Per le volte in cui ho intravisto qualcosa di questo spazio e vi ho abitato, anche solo per pochi istanti, posso assicurare che la vera gioia è qualcosa di molto semplice [...]. Basta fermarsi, tacere, ascoltare e guardare [...].
Essere cosciente consiste nel contemplare i pensieri. [...] Esercitare la coscienza è il modo per vivere serenamente senza di lei: totalmente ora, totalmente qui" (pp. 22-31)

Ecco: qualcosa di molto importante e su cui spesso c'è fraintendimento quando pratichiamo. La meditazione non è un continuo distaccarsi dalla realtà, in una condizione di osservatore lontano da essa, da ciò che è, dall'evento, dall'azione, dall'immersione semplice nella datità del momento. Non è questo stato catatonico di perpetua attenzione in una presa di distanza dal flusso delle cose. Questa sarebbe una pratica - che per la verità è portata avanti da molti - che nasce dalla paura. È dare alla paura il nome altisonante di «meditazione».
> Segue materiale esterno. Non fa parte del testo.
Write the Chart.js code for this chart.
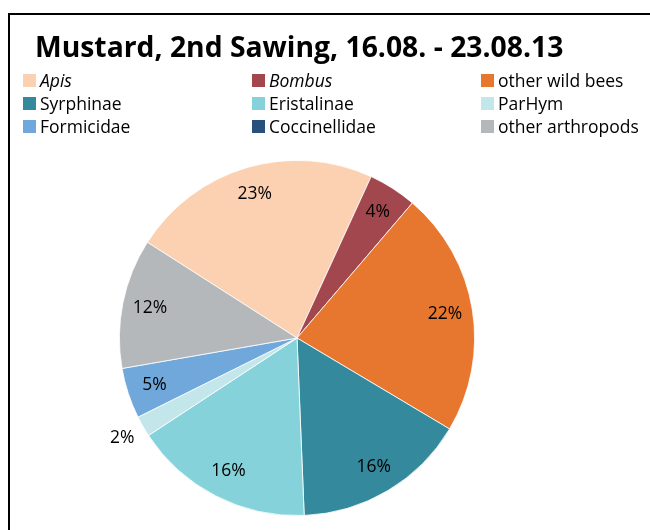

Si passa da lì, che sia chiaro. È un momento importante di - chiamiamolo così - allenamento: un momento che spesso dura anche il suo tempo. Ma un momento. Ma poi: "Dal tanto guardare l'andirivieni di questi cavalloni, sto cominciando a trasformarmi nei flutti stessi". Sì, deve esserci questa immersione, questa trasformazione che spezza totalmente la distinzione tra il soggetto e l'oggetto, tra l'osservatore e l'osservato. Altrimenti non sarà mai una pratica liberante, una pratica di gioia: ma un continuo, snervante esercizio da palestra. Può divertire, essere un gioco. Ma non è meditazione.
Come si dice a conclusione di questo brano: il lavoro sull'essere cosciente-di deve approdare alla liberazione da esso. Allora sì: c'è solo l'istante, non più colui che lo osserva, non più ciò che veniva osservato. Tutto è glorificato, tutto è quello che è: c'è solo quell'è.